→ What is expected
Retype all material exactly. Pictures stay out of the copy.

→ Supplied data
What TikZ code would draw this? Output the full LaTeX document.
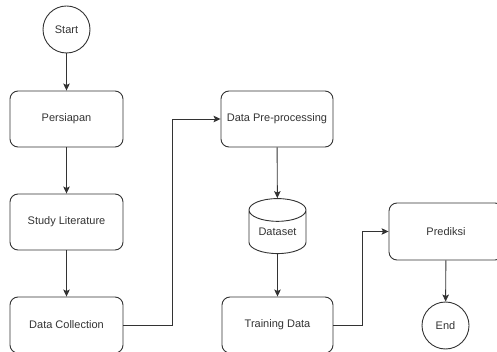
\documentclass[tikz,border=0pt]{standalone}
\usepackage{fontspec}
\setmainfont{Liberation Sans}
\usetikzlibrary{arrows.meta,shapes.geometric}
\definecolor{inkgray}{HTML}{333333}
\begin{document}
\begin{tikzpicture}[x=1pt,y=-1pt,
    every node/.style={font=\fontsize{11}{13}\selectfont,text=inkgray},
    proc/.style={draw=inkgray,line width=0.9pt,rounded corners=8pt,minimum width=113pt,minimum height=56pt,inner sep=0pt},
    term/.style={draw=inkgray,line width=0.9pt,circle,minimum size=47pt,inner sep=0pt},
    store/.style={draw=inkgray,line width=0.9pt,cylinder,shape border rotate=90,aspect=0.6,minimum width=57pt,minimum height=55pt,inner sep=0pt},
    flow/.style={draw=inkgray,line width=0.9pt,-{Stealth[length=7pt,width=6.5pt,inset=1.5pt]}}]
 % page frame
    \useasboundingbox (0,0) rectangle (497,352);

 % left column
    \node[term] (start) at (66.5,29.5) {Start};
    \node[proc] (persiapan) at (66.5,119) {Persiapan};
    \node[proc] (literature) at (66.5,222) {Study Literature};
    \node[proc] (collection) at (66.5,325) {Data Collection};

 % middle column
    \node[proc,minimum width=112pt] (preproc) at (277,119) {Data Pre-processing};
    \node[store] (dataset) at (277.5,232) {\raisebox{-2pt}{Dataset}};
    \node[proc,minimum width=111pt] (training) at (277.5,325) {Training Data};

 % right column
    \node[proc,minimum width=114pt,minimum height=57pt] (prediksi) at (446,231.5) {Prediksi};
    \node[term] (end) at (445.5,325.5) {End};

 % bend points
    \coordinate (bendA) at (172,0);
    \coordinate (bendB) at (362,0);

 % arrows
    \draw[flow] (start) -- (persiapan);
    \draw[flow] (persiapan) -- (literature);
    \draw[flow] (literature) -- (collection);
    \draw[flow] (collection.east) -- (collection.east -| bendA) |- (preproc.west);
    \draw[flow] (preproc) -- (dataset);
    \draw[flow] (dataset) -- (training);
    \draw[flow] (training.east) -- (training.east -| bendB) |- (prediksi.west);
    \draw[flow] (prediksi) -- (end);
\end{tikzpicture}
\end{document}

→ Full response
What TikZ code would draw this? Output the full LaTeX document.
\documentclass[tikz,border=0pt]{standalone}
\usepackage{fontspec}
\setmainfont{Liberation Sans}
\usetikzlibrary{arrows.meta,shapes.geometric}
\definecolor{inkgray}{HTML}{333333}
\begin{document}
\begin{tikzpicture}[x=1pt,y=-1pt,
    every node/.style={font=\fontsize{11}{13}\selectfont,text=inkgray},
    proc/.style={draw=inkgray,line width=0.9pt,rounded corners=8pt,minimum width=113pt,minimum height=56pt,inner sep=0pt},
    term/.style={draw=inkgray,line width=0.9pt,circle,minimum size=47pt,inner sep=0pt},
    store/.style={draw=inkgray,line width=0.9pt,cylinder,shape border rotate=90,aspect=0.6,minimum width=57pt,minimum height=55pt,inner sep=0pt},
    flow/.style={draw=inkgray,line width=0.9pt,-{Stealth[length=7pt,width=6.5pt,inset=1.5pt]}}]
 % page frame
    \useasboundingbox (0,0) rectangle (497,352);

 % left column
    \node[term] (start) at (66.5,29.5) {Start};
    \node[proc] (persiapan) at (66.5,119) {Persiapan};
    \node[proc] (literature) at (66.5,222) {Study Literature};
    \node[proc] (collection) at (66.5,325) {Data Collection};

 % middle column
    \node[proc,minimum width=112pt] (preproc) at (277,119) {Data Pre-processing};
    \node[store] (dataset) at (277.5,232) {\raisebox{-2pt}{Dataset}};
    \node[proc,minimum width=111pt] (training) at (277.5,325) {Training Data};

 % right column
    \node[proc,minimum width=114pt,minimum height=57pt] (prediksi) at (446,231.5) {Prediksi};
    \node[term] (end) at (445.5,325.5) {End};

 % bend points
    \coordinate (bendA) at (172,0);
    \coordinate (bendB) at (362,0);

 % arrows
    \draw[flow] (start) -- (persiapan);
    \draw[flow] (persiapan) -- (literature);
    \draw[flow] (literature) -- (collection);
    \draw[flow] (collection.east) -- (collection.east -| bendA) |- (preproc.west);
    \draw[flow] (preproc) -- (dataset);
    \draw[flow] (dataset) -- (training);
    \draw[flow] (training.east) -- (training.east -| bendB) |- (prediksi.west);
    \draw[flow] (prediksi) -- (end);
\end{tikzpicture}
\end{document}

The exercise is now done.